- [PROBLEM DESCRIPTION]: Do not include the pictures; repeat the rest of the data exactly.

- [GIVEN DATA]:
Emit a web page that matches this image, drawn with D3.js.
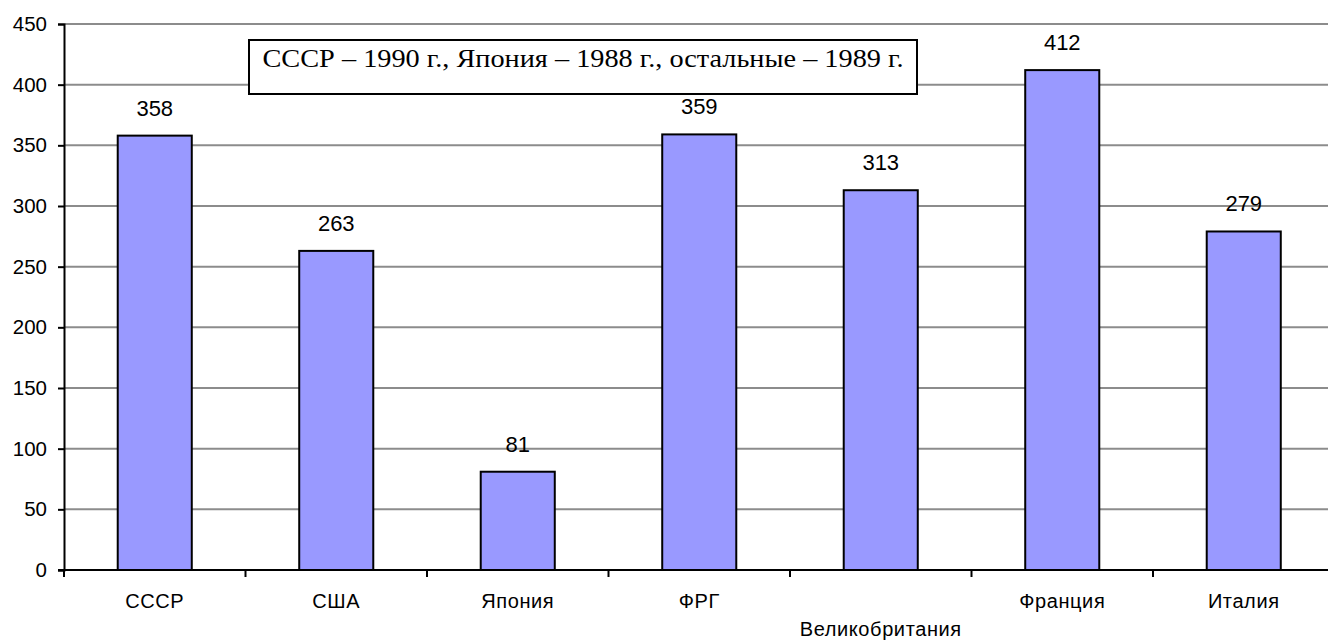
<!DOCTYPE html>
<html><head><meta charset="utf-8">
<script src="https://cdn.jsdelivr.net/npm/d3@7"></script>
<style>body{margin:0;background:#fff}svg{display:block}</style>
</head><body>
<script>
const categories = ["СССР","США","Япония","ФРГ","Великобритания","Франция","Италия"];
const values = [358,263,81,359,313,412,279];
const yTicks = [0,50,100,150,200,250,300,350,400,450];
const note = "СССР – 1990 г., Япония – 1988 г., остальные – 1989 г.";

const W = 1328, H = 642;
const mLeft = 64, mRight = 1334.5, mTop = 24, mBottom = 570;
const sans = "Liberation Sans, Arial, sans-serif";
const svg = d3.select("body").append("svg").attr("width", W).attr("height", H);

const x = d3.scaleBand().domain(categories).range([mLeft, mRight]).padding(0);
const y = d3.scaleLinear().domain([0, 450]).range([mBottom, mTop]);
const barW = x.step() * 0.408;

// grid
svg.append("g").selectAll("line").data(yTicks.filter(d => d > 0)).join("line")
  .attr("x1", mLeft).attr("x2", mRight)
  .attr("y1", d => y(d)).attr("y2", d => y(d))
  .attr("stroke", "#8c8c8c").attr("stroke-width", 2);

// bars
svg.append("g").selectAll("rect").data(categories).join("rect")
  .attr("x", (c) => x(c) + x.bandwidth()/2 - barW/2)
  .attr("y", (c, i) => y(values[i]))
  .attr("width", barW)
  .attr("height", (c, i) => mBottom - y(values[i]))
  .attr("fill", "#9999ff").attr("stroke", "#000").attr("stroke-width", 2);

// value labels
svg.append("g").selectAll("text").data(categories).join("text")
  .attr("x", c => x(c) + x.bandwidth()/2)
  .attr("y", (c, i) => y(values[i]) - 20)
  .attr("text-anchor", "middle").attr("fill", "#000")
  .attr("font-family", sans).attr("font-size", 22)
  .text((c, i) => values[i]);

// y axis
const ya = svg.append("g").attr("transform", `translate(${mLeft},0)`)
  .call(d3.axisLeft(y).tickValues(yTicks).tickSize(6).tickPadding(11));
ya.select(".domain").attr("stroke", "#000").attr("stroke-width", 2);
ya.selectAll(".tick line").attr("stroke", "#000").attr("stroke-width", 2);
ya.selectAll("text").attr("font-family", sans).attr("font-size", 20.5).attr("fill", "#000");

// x axis
const xa = svg.append("g").attr("transform", `translate(0,${mBottom})`)
  .call(d3.axisBottom(x).tickSize(0).tickFormat(""));
xa.select(".domain").remove();
xa.selectAll(".tick").remove();
xa.append("line").attr("x1", mLeft - 6).attr("x2", W).attr("stroke", "#000").attr("stroke-width", 2);
xa.selectAll(".sep").data(d3.range(categories.length + 1)).join("line").attr("class", "sep")
  .attr("x1", i => mLeft + i * x.step()).attr("x2", i => mLeft + i * x.step())
  .attr("y1", 0).attr("y2", 7).attr("stroke", "#000").attr("stroke-width", 2);
xa.selectAll(".lbl").data(categories).join("text").attr("class", "lbl")
  .attr("x", c => x(c) + x.bandwidth()/2)
  .attr("y", (c, i) => i === 4 ? 66 : 38)
  .attr("text-anchor", "middle").attr("fill", "#000")
  .attr("font-family", sans).attr("font-size", 20).attr("letter-spacing", 0.6)
  .text(c => c);

// note box
const ng = svg.append("g");
ng.append("rect").attr("x", 249).attr("y", 40).attr("width", 668).attr("height", 54)
  .attr("fill", "#fff").attr("stroke", "#000").attr("stroke-width", 2);
ng.append("text").attr("x", 583).attr("y", 67)
  .attr("text-anchor", "middle").attr("fill", "#000")
  .attr("font-family", "Liberation Serif, Times New Roman, serif").attr("font-size", 26)
  .attr("textLength", 641).attr("lengthAdjust", "spacingAndGlyphs")
  .text(note);
</script>
</body></html>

- [SOLUTION FOR THIS TASK]:
Emit a web page that matches this image, drawn with D3.js.
<!DOCTYPE html>
<html><head><meta charset="utf-8">
<script src="https://cdn.jsdelivr.net/npm/d3@7"></script>
<style>body{margin:0;background:#fff}svg{display:block}</style>
</head><body>
<script>
const categories = ["СССР","США","Япония","ФРГ","Великобритания","Франция","Италия"];
const values = [358,263,81,359,313,412,279];
const yTicks = [0,50,100,150,200,250,300,350,400,450];
const note = "СССР – 1990 г., Япония – 1988 г., остальные – 1989 г.";

const W = 1328, H = 642;
const mLeft = 64, mRight = 1334.5, mTop = 24, mBottom = 570;
const sans = "Liberation Sans, Arial, sans-serif";
const svg = d3.select("body").append("svg").attr("width", W).attr("height", H);

const x = d3.scaleBand().domain(categories).range([mLeft, mRight]).padding(0);
const y = d3.scaleLinear().domain([0, 450]).range([mBottom, mTop]);
const barW = x.step() * 0.408;

// grid
svg.append("g").selectAll("line").data(yTicks.filter(d => d > 0)).join("line")
  .attr("x1", mLeft).attr("x2", mRight)
  .attr("y1", d => y(d)).attr("y2", d => y(d))
  .attr("stroke", "#8c8c8c").attr("stroke-width", 2);

// bars
svg.append("g").selectAll("rect").data(categories).join("rect")
  .attr("x", (c) => x(c) + x.bandwidth()/2 - barW/2)
  .attr("y", (c, i) => y(values[i]))
  .attr("width", barW)
  .attr("height", (c, i) => mBottom - y(values[i]))
  .attr("fill", "#9999ff").attr("stroke", "#000").attr("stroke-width", 2);

// value labels
svg.append("g").selectAll("text").data(categories).join("text")
  .attr("x", c => x(c) + x.bandwidth()/2)
  .attr("y", (c, i) => y(values[i]) - 20)
  .attr("text-anchor", "middle").attr("fill", "#000")
  .attr("font-family", sans).attr("font-size", 22)
  .text((c, i) => values[i]);

// y axis
const ya = svg.append("g").attr("transform", `translate(${mLeft},0)`)
  .call(d3.axisLeft(y).tickValues(yTicks).tickSize(6).tickPadding(11));
ya.select(".domain").attr("stroke", "#000").attr("stroke-width", 2);
ya.selectAll(".tick line").attr("stroke", "#000").attr("stroke-width", 2);
ya.selectAll("text").attr("font-family", sans).attr("font-size", 20.5).attr("fill", "#000");

// x axis
const xa = svg.append("g").attr("transform", `translate(0,${mBottom})`)
  .call(d3.axisBottom(x).tickSize(0).tickFormat(""));
xa.select(".domain").remove();
xa.selectAll(".tick").remove();
xa.append("line").attr("x1", mLeft - 6).attr("x2", W).attr("stroke", "#000").attr("stroke-width", 2);
xa.selectAll(".sep").data(d3.range(categories.length + 1)).join("line").attr("class", "sep")
  .attr("x1", i => mLeft + i * x.step()).attr("x2", i => mLeft + i * x.step())
  .attr("y1", 0).attr("y2", 7).attr("stroke", "#000").attr("stroke-width", 2);
xa.selectAll(".lbl").data(categories).join("text").attr("class", "lbl")
  .attr("x", c => x(c) + x.bandwidth()/2)
  .attr("y", (c, i) => i === 4 ? 66 : 38)
  .attr("text-anchor", "middle").attr("fill", "#000")
  .attr("font-family", sans).attr("font-size", 20).attr("letter-spacing", 0.6)
  .text(c => c);

// note box
const ng = svg.append("g");
ng.append("rect").attr("x", 249).attr("y", 40).attr("width", 668).attr("height", 54)
  .attr("fill", "#fff").attr("stroke", "#000").attr("stroke-width", 2);
ng.append("text").attr("x", 583).attr("y", 67)
  .attr("text-anchor", "middle").attr("fill", "#000")
  .attr("font-family", "Liberation Serif, Times New Roman, serif").attr("font-size", 26)
  .attr("textLength", 641).attr("lengthAdjust", "spacingAndGlyphs")
  .text(note);
</script>
</body></html>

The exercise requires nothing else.